Output, word for word, every line from the start of the listing down to and including the line that contains "from matplotlib.ticker import"; include nothing else.

** start **

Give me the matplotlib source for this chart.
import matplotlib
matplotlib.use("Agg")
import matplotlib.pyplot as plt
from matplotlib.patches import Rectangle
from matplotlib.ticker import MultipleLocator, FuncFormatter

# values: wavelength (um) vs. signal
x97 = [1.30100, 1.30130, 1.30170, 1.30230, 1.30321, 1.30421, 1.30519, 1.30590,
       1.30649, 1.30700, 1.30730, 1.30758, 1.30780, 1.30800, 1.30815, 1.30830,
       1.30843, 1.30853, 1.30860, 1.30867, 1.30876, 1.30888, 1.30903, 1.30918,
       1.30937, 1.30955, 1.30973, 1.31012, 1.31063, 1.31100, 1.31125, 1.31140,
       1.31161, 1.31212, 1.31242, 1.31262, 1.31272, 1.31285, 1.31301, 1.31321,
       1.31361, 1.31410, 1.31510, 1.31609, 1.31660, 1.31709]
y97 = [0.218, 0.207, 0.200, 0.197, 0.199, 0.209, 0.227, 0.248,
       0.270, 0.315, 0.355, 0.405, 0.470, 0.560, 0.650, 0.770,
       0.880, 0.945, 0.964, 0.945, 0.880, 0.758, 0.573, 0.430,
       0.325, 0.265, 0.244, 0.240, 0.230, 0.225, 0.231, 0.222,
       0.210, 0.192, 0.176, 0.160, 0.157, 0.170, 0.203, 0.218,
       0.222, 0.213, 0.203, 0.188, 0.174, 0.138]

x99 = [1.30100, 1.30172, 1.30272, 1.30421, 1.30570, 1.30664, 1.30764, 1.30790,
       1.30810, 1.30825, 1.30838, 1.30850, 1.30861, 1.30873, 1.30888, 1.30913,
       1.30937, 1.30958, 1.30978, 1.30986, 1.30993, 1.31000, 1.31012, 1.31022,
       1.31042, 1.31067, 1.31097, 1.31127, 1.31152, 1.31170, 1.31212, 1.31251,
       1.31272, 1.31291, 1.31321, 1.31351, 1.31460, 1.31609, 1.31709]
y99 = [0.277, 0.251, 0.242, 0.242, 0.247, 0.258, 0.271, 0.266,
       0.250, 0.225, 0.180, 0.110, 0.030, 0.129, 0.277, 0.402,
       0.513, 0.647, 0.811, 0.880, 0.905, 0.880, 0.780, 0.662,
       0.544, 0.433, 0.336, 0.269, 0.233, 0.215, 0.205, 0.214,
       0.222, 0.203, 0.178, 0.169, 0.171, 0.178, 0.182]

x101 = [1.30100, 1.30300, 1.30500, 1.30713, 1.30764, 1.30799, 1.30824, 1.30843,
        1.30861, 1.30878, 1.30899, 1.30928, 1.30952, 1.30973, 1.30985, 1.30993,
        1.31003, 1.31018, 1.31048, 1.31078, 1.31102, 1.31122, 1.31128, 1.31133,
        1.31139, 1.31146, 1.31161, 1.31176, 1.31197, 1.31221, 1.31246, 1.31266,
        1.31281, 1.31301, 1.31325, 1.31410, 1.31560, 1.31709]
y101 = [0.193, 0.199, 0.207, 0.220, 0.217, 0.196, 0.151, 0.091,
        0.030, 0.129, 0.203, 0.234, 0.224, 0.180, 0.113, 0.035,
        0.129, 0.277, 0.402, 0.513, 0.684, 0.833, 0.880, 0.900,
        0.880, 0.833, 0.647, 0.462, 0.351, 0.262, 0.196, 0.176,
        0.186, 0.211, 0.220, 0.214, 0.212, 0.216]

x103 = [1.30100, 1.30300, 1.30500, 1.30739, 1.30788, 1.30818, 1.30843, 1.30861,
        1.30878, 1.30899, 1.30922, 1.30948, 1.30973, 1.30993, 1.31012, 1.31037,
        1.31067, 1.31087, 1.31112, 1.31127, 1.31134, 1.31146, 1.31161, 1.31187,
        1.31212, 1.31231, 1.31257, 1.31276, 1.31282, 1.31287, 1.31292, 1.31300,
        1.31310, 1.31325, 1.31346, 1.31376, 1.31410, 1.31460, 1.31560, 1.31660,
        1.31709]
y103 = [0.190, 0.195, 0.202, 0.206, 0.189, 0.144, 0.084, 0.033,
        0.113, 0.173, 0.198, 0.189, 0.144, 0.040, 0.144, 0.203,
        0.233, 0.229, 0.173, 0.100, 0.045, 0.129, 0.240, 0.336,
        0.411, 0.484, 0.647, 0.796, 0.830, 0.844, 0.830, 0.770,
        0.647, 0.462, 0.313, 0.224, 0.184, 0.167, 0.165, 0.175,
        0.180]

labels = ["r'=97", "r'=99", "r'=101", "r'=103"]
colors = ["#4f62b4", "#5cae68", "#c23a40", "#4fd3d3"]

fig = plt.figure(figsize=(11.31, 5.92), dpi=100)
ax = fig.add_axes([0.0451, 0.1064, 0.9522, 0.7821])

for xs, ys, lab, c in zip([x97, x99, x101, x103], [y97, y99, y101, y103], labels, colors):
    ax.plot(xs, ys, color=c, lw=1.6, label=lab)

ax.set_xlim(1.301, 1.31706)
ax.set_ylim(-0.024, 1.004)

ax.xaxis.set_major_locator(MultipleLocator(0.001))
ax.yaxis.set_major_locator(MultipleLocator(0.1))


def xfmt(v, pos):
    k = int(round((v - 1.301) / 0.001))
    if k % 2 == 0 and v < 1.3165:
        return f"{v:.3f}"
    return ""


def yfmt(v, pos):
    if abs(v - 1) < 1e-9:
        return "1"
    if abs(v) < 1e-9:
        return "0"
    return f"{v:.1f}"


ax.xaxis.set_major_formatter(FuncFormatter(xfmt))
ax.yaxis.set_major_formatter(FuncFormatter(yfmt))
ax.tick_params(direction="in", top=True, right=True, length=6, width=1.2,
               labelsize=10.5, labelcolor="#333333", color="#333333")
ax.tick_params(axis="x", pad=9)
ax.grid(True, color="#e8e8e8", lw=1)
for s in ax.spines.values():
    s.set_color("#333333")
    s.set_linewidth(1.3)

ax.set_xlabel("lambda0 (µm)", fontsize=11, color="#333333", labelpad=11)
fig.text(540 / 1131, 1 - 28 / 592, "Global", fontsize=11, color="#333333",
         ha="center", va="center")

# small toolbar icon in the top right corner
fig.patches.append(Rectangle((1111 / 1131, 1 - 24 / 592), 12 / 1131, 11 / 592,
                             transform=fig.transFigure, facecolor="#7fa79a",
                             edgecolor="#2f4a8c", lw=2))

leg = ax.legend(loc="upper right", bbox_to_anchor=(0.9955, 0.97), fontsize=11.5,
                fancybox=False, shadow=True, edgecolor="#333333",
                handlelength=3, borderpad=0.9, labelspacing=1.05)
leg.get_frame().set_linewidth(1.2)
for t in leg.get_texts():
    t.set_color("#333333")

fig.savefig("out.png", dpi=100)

** end **

#### FULL RESPONSE
Give me the matplotlib source for this chart.
import matplotlib
matplotlib.use("Agg")
import matplotlib.pyplot as plt
from matplotlib.patches import Rectangle
from matplotlib.ticker import MultipleLocator, FuncFormatter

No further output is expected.